|Man-induced regime shifts in small estuaries: I. Theory|| |
Tidal amplification; Hydraulic drag; Dispersion equation; Regime shift; Elbe; Ems; Loire; Scheldt
This is Part I of two papers on man-induced regime shifts in small, narrow, and converging estuaries, with focus on the interaction between effective hydraulic drag, fine sediment import, and tidal amplification, induced by river engineering works, e.g., narrowing and deepening. In this part, a simple linear analytical model is derived, solving the linearized shallow water equations in exponentially converging tidal rivers. Distinguishing reflecting and non-reflecting conditions, a non-dimensional dispersion equation is derived which yields the real and imaginary wave numbers as a function of the estuarine convergence number and effective hydraulic drag.
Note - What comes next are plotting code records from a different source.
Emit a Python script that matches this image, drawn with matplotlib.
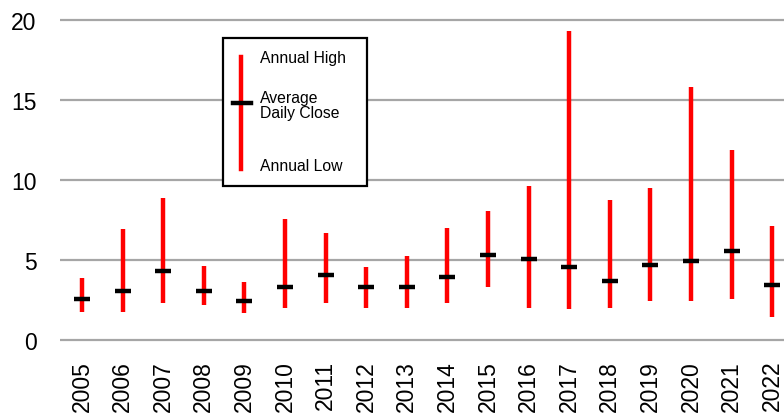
import matplotlib
matplotlib.use("Agg")
import matplotlib.pyplot as plt
import numpy as np

years = ["2005", "2006", "2007", "2008", "2009", "2010", "2011", "2012", "2013",
         "2014", "2015", "2016", "2017", "2018", "2019", "2020", "2021", "2022"]
annual_high = [3.9, 6.92, 8.9, 4.65, 3.65, 7.54, 6.67, 4.54, 5.27,
               7.02, 8.04, 9.65, 19.29, 8.77, 9.52, 15.79, 11.9, 7.15]
annual_low = [1.77, 1.77, 2.31, 2.19, 1.69, 2.02, 2.31, 2.02, 2.02,
              2.29, 3.29, 2.02, 1.92, 2.02, 2.42, 2.42, 2.54, 1.42]
avg_close = [2.54, 3.04, 4.29, 3.04, 2.42, 3.29, 4.04, 3.29, 3.29,
             3.92, 5.29, 5.04, 4.54, 3.67, 4.67, 4.92, 5.54, 3.42]
yticks = [0, 5, 10, 15, 20]

plt.rcParams['font.family'] = ['Liberation Sans', 'DejaVu Sans']

fig = plt.figure(figsize=(7.84, 4.14), dpi=100)
W, H = 784, 414
ax = fig.add_axes([60 / W, 0.1686, 1 - 60 / W, 0.7884])

x = np.arange(len(years))
ax.vlines(x, annual_low, annual_high, colors="#ff0000", linewidth=3.2, zorder=3)
ax.plot(x, avg_close, linestyle="none", marker="_", markersize=12,
        markeredgewidth=3.2, color="black", zorder=4)

ax.set_ylim(-0.2, 20.2)
ax.set_xlim(-0.54, 17.29)
ax.set_yticks(yticks)
ax.set_yticklabels([str(v) for v in yticks], fontsize=16.5)
ax.set_xticks(x)
ax.set_xticklabels(years, rotation=90, fontsize=16.5)
ax.tick_params(axis="both", length=0)
ax.tick_params(axis="y", pad=17)
ax.tick_params(axis="x", pad=12)
ax.grid(axis="y", color="#a6a6a6", linewidth=1.6)
ax.set_axisbelow(True)
for s in ax.spines.values():
    s.set_visible(False)

# custom legend box
def fx(px):
    return px / W
def fy(py):
    return 1 - py / H

rect = plt.Rectangle((fx(223), fy(187)), fx(367) - fx(223), fy(39) - fy(187),
                     transform=fig.transFigure, facecolor="white",
                     edgecolor="black", linewidth=1.6, zorder=10)
fig.add_artist(rect)
fig.add_artist(plt.Line2D([fx(241), fx(241)], [fy(58), fy(170)],
                          transform=fig.transFigure, color="#ff0000",
                          linewidth=3.2, zorder=11))
fig.add_artist(plt.Line2D([fx(233), fx(251)], [fy(104), fy(104)],
                          transform=fig.transFigure, color="black",
                          linewidth=3.2, zorder=12))
fig.text(fx(260), fy(59), "Annual High", fontsize=11.3, va="center", ha="left", zorder=13)
fig.text(fx(260), fy(106), "Average\nDaily Close", fontsize=11.3, va="center", ha="left",
         linespacing=1.05, zorder=13)
fig.text(fx(260), fy(167), "Annual Low", fontsize=11.3, va="center", ha="left", zorder=13)

fig.savefig("out.png", dpi=100)
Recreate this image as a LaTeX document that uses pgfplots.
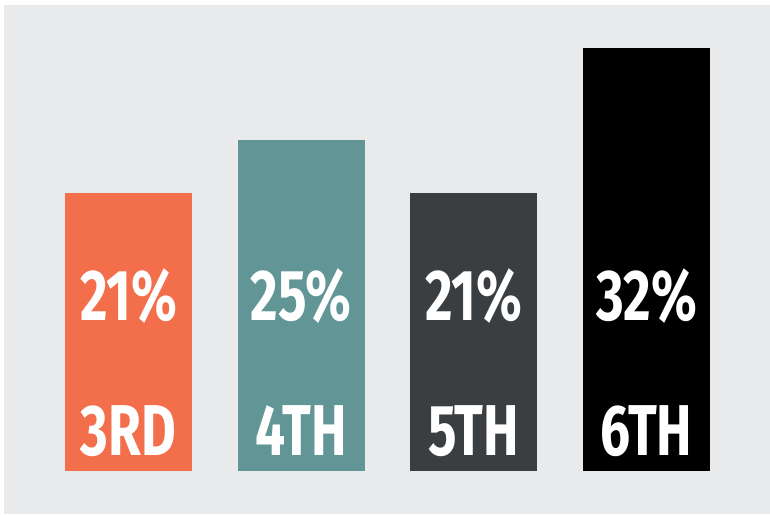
\documentclass[border=0pt]{standalone}
\usepackage{pgfplots}
\pgfplotsset{compat=1.18}
\usepackage{fontspec}
\setmainfont{Fira Sans}
\newfontfamily\labfont[FakeStretch=0.74]{Fira Sans}
\definecolor{bgc}{HTML}{E9EAEC}
\definecolor{c1}{HTML}{F36F4B}
\definecolor{c2}{HTML}{629696}
\definecolor{c3}{HTML}{3B3E41}
\definecolor{c4}{HTML}{000000}
\tikzset{lab/.style={text=white, font={\labfont\bfseries\fontsize{72}{72}\selectfont}, anchor=center, inner sep=0pt}}
\begin{document}
\begin{tikzpicture}
\fill[white] (0,0) rectangle (770pt,514pt);
\fill[bgc] (4pt,0) rectangle (770pt,509pt);
\begin{axis}[
  at={(0,0)}, anchor=south west,
  scale only axis, width=770pt, height=514pt,
  hide axis,
  xmin=-0.744, xmax=3.715,
  ymin=-3.25, ymax=35.62,
  ybar, bar width=0.7355, bar shift=0pt,
  clip=false,
]
\addplot[fill=c1, draw=none] coordinates {(0,21)};
\addplot[fill=c2, draw=none] coordinates {(1,25)};
\addplot[fill=c3, draw=none] coordinates {(2,21)};
\addplot[fill=c4, draw=none] coordinates {(3,32)};
\node[lab] at (axis cs:0,13.2) {21\%};
\node[lab] at (axis cs:1,13.2) {25\%};
\node[lab] at (axis cs:2,13.2) {21\%};
\node[lab] at (axis cs:3,13.2) {32\%};
\node[lab] at (axis cs:0,3.05) {3RD};
\node[lab] at (axis cs:1,3.05) {4TH};
\node[lab] at (axis cs:2,3.05) {5TH};
\node[lab] at (axis cs:3,3.05) {6TH};
\end{axis}
\end{tikzpicture}
\end{document}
The estuarine convergence number describes the major geometrical features of a tidal river, e.g., intertidal area, convergence length, and water depth. This model is used in Part II analyzing the historical development of the tide in four rivers. Part I also presents a conceptual model on the response of tidal rivers to narrowing and deepening. It is argued that, upon the loss of intertidal area, flood-dominant conditions prevail, upon which fine sediments are pumped into the river, reducing its effective hydraulic drag. Then a snowball effect may be initiated, bringing the river into a hyper-turbid state. This state is self-maintaining because of entrainment processes, and favorable from an energetic point of view, and therefore highly stable. We may refer to an alternative steady state.